* _Work instructions_:
Find the number of lines below in which the word "this" appears, and write that number only.

* _Records to process_:
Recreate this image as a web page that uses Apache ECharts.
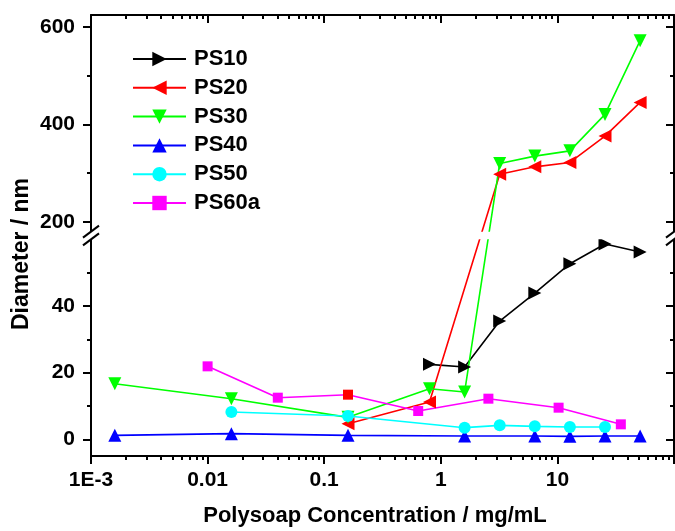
<!DOCTYPE html>
<html><head><meta charset="utf-8">
<script src="https://cdn.jsdelivr.net/npm/echarts@6/dist/echarts.min.js"></script>
<style>html,body{margin:0;padding:0;background:#fff}#c{width:675px;height:531px}</style>
</head><body><div id="c"></div>
<script>
// ---- data (concentration in mg/mL, diameter in nm) ----
const CONC_PS10 = [0.8, 1.6, 3.2, 6.4, 12.8, 25.6, 51.2];
const DIAM_PS10 = [22.5, 21.7, 35.5, 43.9, 52.7, 58.6, 56.2];
const CONC_PS20 = [0.16, 0.8, 3.2, 6.4, 12.8, 25.6, 51.2];
const DIAM_PS20 = [4.7, 11.2, 297.8, 312.8, 321.8, 375.8, 444.9];
const CONC_PS30 = [0.0016, 0.016, 0.16, 0.8, 1.6, 3.2, 6.4, 12.8, 25.6, 51.2];
const DIAM_PS30 = [16.7, 12.2, 6.6, 15.2, 14.2, 319.8, 334.8, 345.6, 420.3, 571.3];
const CONC_PS40 = [0.0016, 0.016, 0.16, 1.6, 6.4, 12.8, 25.6, 51.2];
const DIAM_PS40 = [1.2, 1.7, 1.2, 1.0, 1.0, 0.9, 1.0, 1.0];
const CONC_PS50 = [0.016, 0.16, 1.6, 3.2, 6.4, 12.8, 25.6];
const DIAM_PS50 = [8.2, 7.0, 3.5, 4.2, 3.9, 3.7, 3.7];
const CONC_PS60A = [0.01, 0.04, 0.16, 0.64, 2.56, 10.24, 35];
const DIAM_PS60A = [21.9, 12.5, 13.4, 8.5, 12.2, 9.5, 4.5];
const PS60A_RED_POINT = 2; // this marker is red in the original

const SERIES_NAMES = ['PS10', 'PS20', 'PS30', 'PS40', 'PS50', 'PS60a'];

// ---- axes ----
const X_MIN = 0.001, X_MAX = 100;
const X_MAJOR = [0.001, 0.01, 0.1, 1, 10, 100];
const X_LABELS = ['1E-3', '0.01', '0.1', '1', '10'];
const Y_MAJOR = [0, 20, 40, 200, 400, 600];
const Y_MINOR = [10, 30, 50, 300, 500];
const Y_MIN = -5, LOW_MAX = 60, UP_MIN = 180, UP_MAX = 624;
const BREAK_GAP = 2.32, UP_SCALE = 0.1464;

function toDisp(v) { return v <= LOW_MAX ? v : LOW_MAX + BREAK_GAP + (v - UP_MIN) * UP_SCALE; }
function fromDisp(d) { return d <= LOW_MAX + 1e-6 ? d : UP_MIN + (d - LOW_MAX - BREAK_GAP) / UP_SCALE; }

const X_MINOR = [];
for (let e = -3; e <= 1; e++) for (let m = 2; m <= 9; m++) X_MINOR.push(+(m * Math.pow(10, e)).toPrecision(6));

const FONT = '"Liberation Sans", Arial, sans-serif';
const chart = echarts.init(document.getElementById('c'), null, { renderer: 'canvas' });

function pairs(xs, ys) { return xs.map((x, i) => [x, toDisp(ys[i])]); }

function mkSeries(name, xs, ys, color, symbol, rot, size) {
  return {
    name, type: 'line', xAxisIndex: 0, yAxisIndex: 0,
    data: pairs(xs, ys), symbol, symbolRotate: rot, symbolSize: size,
    showSymbol: true, clip: true,
    lineStyle: { color, width: 1.6 }, itemStyle: { color },
    emphasis: { disabled: true }
  };
}

const ps60 = mkSeries('PS60a', CONC_PS60A, DIAM_PS60A, '#ff00ff', 'rect', 0, 10);
ps60.data = ps60.data.map((p, i) => i === PS60A_RED_POINT ? { value: p, itemStyle: { color: '#ff0000' } } : p);

const series = [
  mkSeries('PS10', CONC_PS10, DIAM_PS10, '#000000', 'triangle', -90, 13),
  mkSeries('PS20', CONC_PS20, DIAM_PS20, '#ff0000', 'triangle', 90, 13),
  mkSeries('PS30', CONC_PS30, DIAM_PS30, '#00ff00', 'triangle', 180, 13),
  mkSeries('PS40', CONC_PS40, DIAM_PS40, '#0000ff', 'triangle', 0, 13),
  mkSeries('PS50', CONC_PS50, DIAM_PS50, '#00ffff', 'circle', 0, 12),
  ps60
];

function xAxisDef(pos, major, inside) {
  return {
    type: 'log', logBase: 10, min: X_MIN, max: X_MAX, position: pos, gridIndex: 0,
    axisLine: { show: major, onZero: false, lineStyle: { color: '#000', width: 2 } },
    axisTick: { show: true, inside, length: major ? 8 : 4, customValues: major ? X_MAJOR : X_MINOR,
      lineStyle: { color: '#000', width: 2 } },
    axisLabel: (major && pos === 'bottom') ? {
      show: true, customValues: X_MAJOR.slice(0, 5), margin: 14,
      fontFamily: FONT, fontSize: 21, fontWeight: 'bold', color: '#000',
      formatter: v => X_LABELS[Math.round(Math.log10(v)) + 3]
    } : { show: false },
    splitLine: { show: false }, minorTick: { show: false }, minorSplitLine: { show: false }
  };
}
function yAxisDef(pos, major, inside) {
  return {
    type: 'value', min: toDisp(Y_MIN), max: toDisp(UP_MAX), position: pos, gridIndex: 0,
    axisLine: { show: major, onZero: false, lineStyle: { color: '#000', width: 2 } },
    axisTick: { show: true, inside, length: major ? 8 : 4,
      customValues: (major ? Y_MAJOR : Y_MINOR).map(toDisp),
      lineStyle: { color: '#000', width: 2 } },
    axisLabel: (major && pos === 'left') ? {
      show: true, customValues: Y_MAJOR.map(toDisp), margin: 16,
      fontFamily: FONT, fontSize: 21, fontWeight: 'bold', color: '#000',
      formatter: v => String(Math.round(fromDisp(v)))
    } : { show: false },
    splitLine: { show: false }
  };
}

const option = {
  animation: false,
  backgroundColor: '#fff',
  grid: { left: 91, right: 1, top: 15, bottom: 75, containLabel: false, outerBoundsMode: 'none' },
  xAxis: [
    xAxisDef('bottom', true, false), xAxisDef('bottom', false, false),
    xAxisDef('top', true, true), xAxisDef('top', false, true)
  ],
  yAxis: [
    yAxisDef('left', true, false), yAxisDef('left', false, false),
    yAxisDef('right', true, true), yAxisDef('right', false, true)
  ],
  legend: {
    data: SERIES_NAMES, orient: 'vertical', left: 127, top: 43,
    itemWidth: 53, itemHeight: 18, itemGap: 6.8, selectedMode: false,
    textStyle: { fontFamily: FONT, fontSize: 22, fontWeight: 'bold', color: '#000', lineHeight: 22, padding: [0, 0, 0, 3] }
  },
  series
};
chart.setOption(option);

// axis-break decoration and titles
const pLow = chart.convertToPixel({ yAxisIndex: 0 }, LOW_MAX);
const pUp = chart.convertToPixel({ yAxisIndex: 0 }, toDisp(UP_MIN));
const xL = chart.convertToPixel({ xAxisIndex: 0 }, X_MIN);
const xR = chart.convertToPixel({ xAxisIndex: 0 }, X_MAX);
const g = [];
g.push({ type: 'rect', z: 100, shape: { x: xL + 1, y: pUp, width: xR - xL - 2, height: pLow - pUp }, style: { fill: '#fff' } });
[xL, xR].forEach(x => {
  g.push({ type: 'polygon', z: 101, shape: { points: [[x - 8, pLow + 6], [x + 8, pLow - 6], [x + 8, pUp - 6], [x - 8, pUp + 6]] }, style: { fill: '#fff' } });
  g.push({ type: 'line', z: 102, shape: { x1: x - 8, y1: pLow + 6, x2: x + 8, y2: pLow - 6 }, style: { stroke: '#000', lineWidth: 2 } });
  g.push({ type: 'line', z: 102, shape: { x1: x - 8, y1: pUp + 6, x2: x + 8, y2: pUp - 6 }, style: { stroke: '#000', lineWidth: 2 } });
});
g.push({ type: 'text', z: 100, x: 375, y: 516, style: { text: 'Polysoap Concentration / mg/mL', font: 'bold 22px ' + FONT, fill: '#000', align: 'center', verticalAlign: 'middle' } });
g.push({ type: 'text', z: 100, x: 22, y: 254, rotation: Math.PI / 2, style: { text: 'Diameter / nm', font: 'bold 23px ' + FONT, fill: '#000', align: 'center', verticalAlign: 'middle' } });
chart.setOption({ graphic: g });
</script></body></html>
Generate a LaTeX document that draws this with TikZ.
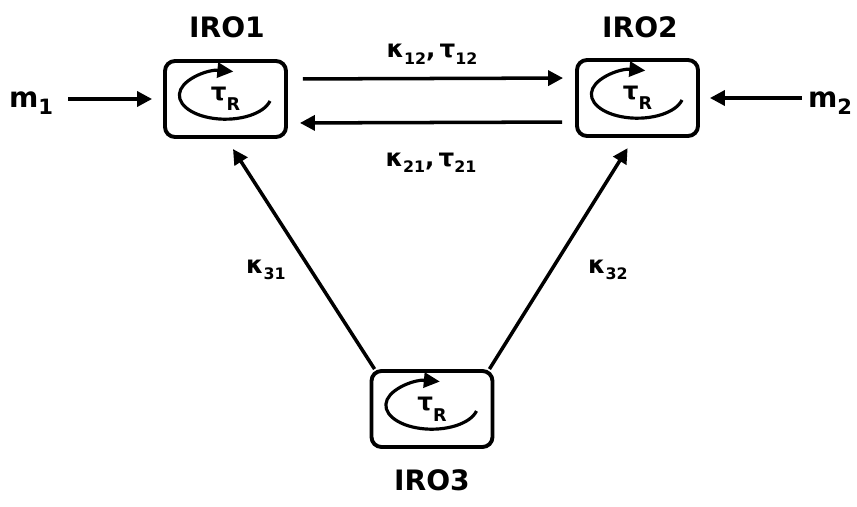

* _Complete answer_:
3